Opposition in Aserbaidschan: Folter für unabhängige Journalisten

Kritische Medienmacher sind in dem Land seit Monaten Repressionen ausgesetzt. Linientreue Berichterstatter werden belohnt.

Der aserbaidschanische Präsident Ilham Alijew

Schräg drauf: Ilham Alijew Foto: imago/Photothek

BERLIN taz | Drei Jahre und drei Monate Haft: So lautet das Urteil gegen den aserbaidschanischen Oppositionellen Faiq Amirli. Ein Gericht in der Hauptstadt Baku befand ihn am Montag für schuldig, mit seinen Aktivitäten religiösen Hass geschürt, die nationale Würde sowie die Rechte anderer Bürger aus religiösen Motiven verletzt zu haben. Überdies wurde ihm Steuerhinterziehung zur Last gelegt.

Amirli, der auch Geschäftsführer der oppositionellen Zeitung Azadliq ist, war am 20. August vergangenen Jahres festgenommen worden. Angeblich hatte die Polizei bei einer Kontrolle in Amirlis Auto Bücher des islamischen Geistlichen Fetullah Gülen gefunden. Gülen, dessen Bewegung in der Türkei als Terrororganisation (FETÖ) gelistet ist, wird von Ankara beschuldigt, für den Putschversuch im Juli 2016 verantwortlich zu sein.

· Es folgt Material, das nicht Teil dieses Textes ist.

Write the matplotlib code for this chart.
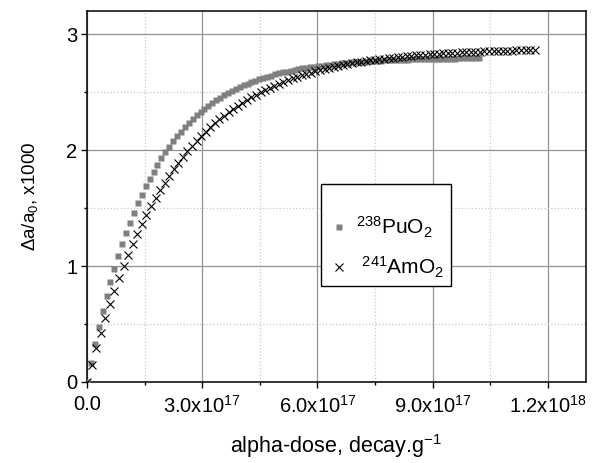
import matplotlib
matplotlib.use("Agg")
import numpy as np
import matplotlib.pyplot as plt
from matplotlib.ticker import MultipleLocator

plt.rcParams['font.family'] = ['Liberation Sans', 'DejaVu Sans']
plt.rcParams['mathtext.fontset'] = 'custom'
plt.rcParams['mathtext.rm'] = 'Liberation Sans'
plt.rcParams['mathtext.it'] = 'Liberation Sans:italic'

# alpha dose, units of 1e17 decay/g
pu_dose = [0, .102, .204, .306, .408, .510, .612, .714, .816, .918,
           1.020, 1.122, 1.224, 1.326, 1.428, 1.530, 1.632, 1.734, 1.836, 1.938,
           2.040, 2.142, 2.244, 2.346, 2.448, 2.550, 2.652, 2.754, 2.856, 2.958,
           3.060, 3.162, 3.264, 3.366, 3.468, 3.570, 3.672, 3.774, 3.876, 3.978,
           4.080, 4.182, 4.284, 4.386, 4.488, 4.590, 4.692, 4.794, 4.896, 4.998,
           5.100, 5.202, 5.304, 5.406, 5.508, 5.610, 5.712, 5.814, 5.916, 6.018,
           6.120, 6.222, 6.324, 6.426, 6.528, 6.630, 6.732, 6.834, 6.936, 7.038,
           7.140, 7.242, 7.344, 7.446, 7.548, 7.650, 7.752, 7.854, 7.956, 8.058,
           8.160, 8.262, 8.364, 8.466, 8.568, 8.670, 8.772, 8.874, 8.976, 9.078,
           9.180, 9.282, 9.384, 9.486, 9.588, 9.690, 9.792, 9.894, 9.996, 10.098,
           10.200]
pu_da = [0.000, 0.167, 0.324, 0.472, 0.611, 0.741, 0.864, 0.979, 1.088, 1.190,
         1.286, 1.376, 1.461, 1.541, 1.616, 1.687, 1.753, 1.816, 1.874, 1.930,
         1.982, 2.030, 2.076, 2.119, 2.160, 2.198, 2.234, 2.268, 2.300, 2.329,
         2.358, 2.384, 2.409, 2.432, 2.454, 2.475, 2.494, 2.512, 2.529, 2.546,
         2.561, 2.575, 2.588, 2.601, 2.613, 2.624, 2.635, 2.644, 2.654, 2.662,
         2.671, 2.678, 2.686, 2.692, 2.699, 2.705, 2.711, 2.716, 2.721, 2.726,
         2.730, 2.734, 2.738, 2.742, 2.745, 2.749, 2.752, 2.755, 2.757, 2.760,
         2.762, 2.764, 2.767, 2.769, 2.770, 2.772, 2.774, 2.775, 2.777, 2.778,
         2.780, 2.781, 2.782, 2.783, 2.784, 2.785, 2.786, 2.787, 2.788, 2.788,
         2.789, 2.790, 2.790, 2.791, 2.791, 2.792, 2.792, 2.793, 2.793, 2.794,
         2.794]

am_dose = [0, .119, .238, .357, .476, .595, .714, .833, .952, 1.071,
           1.190, 1.309, 1.428, 1.547, 1.666, 1.785, 1.904, 2.023, 2.142, 2.261,
           2.380, 2.499, 2.618, 2.737, 2.856, 2.975, 3.094, 3.213, 3.332, 3.451,
           3.570, 3.689, 3.808, 3.927, 4.046, 4.165, 4.284, 4.403, 4.522, 4.641,
           4.760, 4.879, 4.998, 5.117, 5.236, 5.355, 5.474, 5.593, 5.712, 5.831,
           5.950, 6.069, 6.188, 6.307, 6.426, 6.545, 6.664, 6.783, 6.902, 7.021,
           7.140, 7.259, 7.378, 7.497, 7.616, 7.735, 7.854, 7.973, 8.092, 8.211,
           8.330, 8.449, 8.568, 8.687, 8.806, 8.925, 9.044, 9.163, 9.282, 9.401,
           9.520, 9.639, 9.758, 9.877, 9.996, 10.115, 10.234, 10.353, 10.472, 10.591,
           10.710, 10.829, 10.948, 11.067, 11.186, 11.305, 11.424, 11.543, 11.662]
am_da = [0.000, 0.150, 0.292, 0.426, 0.554, 0.675, 0.789, 0.898, 1.001, 1.099,
         1.191, 1.279, 1.362, 1.441, 1.516, 1.587, 1.654, 1.718, 1.778, 1.835,
         1.890, 1.941, 1.990, 2.036, 2.080, 2.122, 2.161, 2.198, 2.234, 2.268,
         2.299, 2.330, 2.358, 2.385, 2.411, 2.435, 2.458, 2.480, 2.501, 2.521,
         2.540, 2.557, 2.574, 2.590, 2.605, 2.619, 2.633, 2.646, 2.658, 2.669,
         2.680, 2.691, 2.701, 2.710, 2.719, 2.727, 2.735, 2.743, 2.750, 2.757,
         2.763, 2.769, 2.775, 2.780, 2.785, 2.790, 2.795, 2.799, 2.804, 2.808,
         2.811, 2.815, 2.818, 2.822, 2.825, 2.827, 2.830, 2.833, 2.835, 2.838,
         2.840, 2.842, 2.844, 2.846, 2.847, 2.849, 2.851, 2.852, 2.854, 2.855,
         2.856, 2.858, 2.859, 2.860, 2.861, 2.862, 2.863, 2.864, 2.865]

xticks = [0, 3e17, 6e17, 9e17, 1.2e18]
xticklabels = ['0.0', r'3.0x10$^{17}$', r'6.0x10$^{17}$', r'9.0x10$^{17}$', r'1.2x10$^{18}$']

fig = plt.figure(figsize=(5.97, 4.63), dpi=100)
ax = fig.add_axes([0.1457, 0.175, 0.836, 0.801])

ax.plot(np.array(pu_dose) * 1e17, pu_da, 's', ms=4.7, color='#808080', mec='none',
        label=r'$^{238}$PuO$_2$', zorder=3)
ax.plot(np.array(am_dose) * 1e17, am_da, 'x', ms=5.8, mew=0.8, color='black',
        label=r' $^{241}$AmO$_2$', zorder=4)

ax.set_xlim(0, 1.3e18)
ax.set_ylim(0, 3.2)
ax.set_xticks(xticks)
ax.set_xticklabels(xticklabels)
ax.xaxis.set_minor_locator(MultipleLocator(1.5e17))
ax.set_yticks([0, 1, 2, 3])
ax.yaxis.set_minor_locator(MultipleLocator(0.5))

ax.grid(True, which='major', color='#929292', lw=0.9, ls='-')
ax.grid(True, which='minor', color='#c8c8c8', lw=0.9, ls=':')
ax.set_axisbelow(True)

ax.tick_params(which='major', direction='out', length=4.3, width=1, labelsize=14.5,
               pad=2.5, top=False, right=False)
ax.tick_params(which='minor', direction='out', length=2.5, width=1,
               top=False, right=False)
ax.tick_params(axis='x', which='major', pad=5)
for s in ax.spines.values():
    s.set_linewidth(1.1)

ax.set_xlabel(r'alpha-dose, decay.g$^{-1}$', fontsize=15.5, labelpad=11)
ax.set_ylabel(r'Δa/a$_0$, x1000', fontsize=13.5, labelpad=19)

leg = ax.legend(loc='upper left', bbox_to_anchor=(0.469, 0.534), borderaxespad=0,
                fontsize=15, frameon=True, fancybox=False, edgecolor='black',
                framealpha=1, handletextpad=0.3, handlelength=1.1, borderpad=0.3,
                labelspacing=0.7, markerscale=1.0, title=' ', title_fontsize=7)
leg.get_frame().set_linewidth(1.0)

fig.savefig('out.png', dpi=100)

Die Anwälte Amirlis, der gesundheitlich stark angeschlagen ist und nicht ausreichend medizinisch versorgt wird, bezeichneten das Urteil als „absurd“. Sie kündigten Berufung an. Johann Bihr, Chef der Sektion für Osteuropa und Zentralasien bei Reporter ohne Grenzen (ROG) sagte: „Indem die aserbaidschanischen Behörden sich die Jagd auf Gülenisten des türkischen Präsidenten Tayyip Erdogan als Leitmotiv zu eigen machen, haben sie einen guten Vorwand gefunden, um massiv gegen ihre Kritiker vorzugehen.“

In der Tat sind der seit 2003 regierende aserbaidschanische Präsident Ilham Alijew und sein korrupter Klan im Umgang mit ihren Gegnern nicht zimperlich. Dabei waren im Frühjahr 2016 noch mehrere politische Gefangene freigekommen. Das hatte Hoffnungen genährt, dass sich das autoritäre Regime zumindest ein wenig öffnen würde.

Drogen unterschieben

Ein Trugschluss, wie sich jetzt zeigt. Besonders Journalisten sind in den vergangenen Monaten wieder einmal verstärkt Repressalien ausgesetzt. Dabei ist es eine gängige Methode, unbequemen Medienmachern Drogen unterzuschieben.

So wurde unlängst der russisch-israelische Blogger Alexander Lapschin, den Weißrussland an Aserbaidschan ausgeliefert hatte, zu einer dreijährigen Haftstrafe verurteilt.

Angeblich soll er illegal nach Bergkarabach gereist sein und sich dort für die Unabhängigkeit der zwischen Aserbaidschan und Armenien umstrittenen Enklave ausgesprochen haben.

Im vergangenen Mai wurde der aserbaidschanische Investigativreporter Afgan Mukhtarli, der 2014 in Georgien Zuflucht gesucht hatte, unter bislang ungeklärten Umständen zur Mittagszeit in Tiflis gekidnappt und nach Baku verschleppt. Derzeit sitzt er dort in Haft. Mukhtarli wird des Schmuggels und illegalen Grenzübertritts beschuldigt.

Zwei Jahre Berufsverbot

Am 14. Juni 2016 wurde der Leiter des Zentrum für investigativen Journalismus (JAM) und Betreiber der Webseite Jam.az, Fikret Faramazoglu, wegen Erpressung zu sieben Jahren Haft plus einem anschließenden zweijährigen Berufsverbot verurteilt.

Kurz vor seiner Festnahme hatte er auf seiner Seite berichtet, dass die Polizei bei Fällen illegaler Prostitution nicht eingeschritten sei. Laut Angaben seiner Frau und seines Anwalts sei Faramazoglu in der Haft gefoltert worden.

Folter sei für unabhängige Journalisten in Aserbaidschan zur Norm geworden. Dieses sei bezeichnend für den Wunsch der Regierung, Kritikern den ultimativen Schlag zu versetzen, heißt es in einem Bericht von ROG.

Immerhin: Es geht in Aserbaidschan gar nicht allen Journalisten schlecht. Diejenigen, die „patriotisch“ und linientreu berichten, kommen, so das Internetportal eurasianet, in den Genuss einer von 255 von der Regierung bereitgestellten Wohnungen. Natürlich mit schnellem Internetzugang.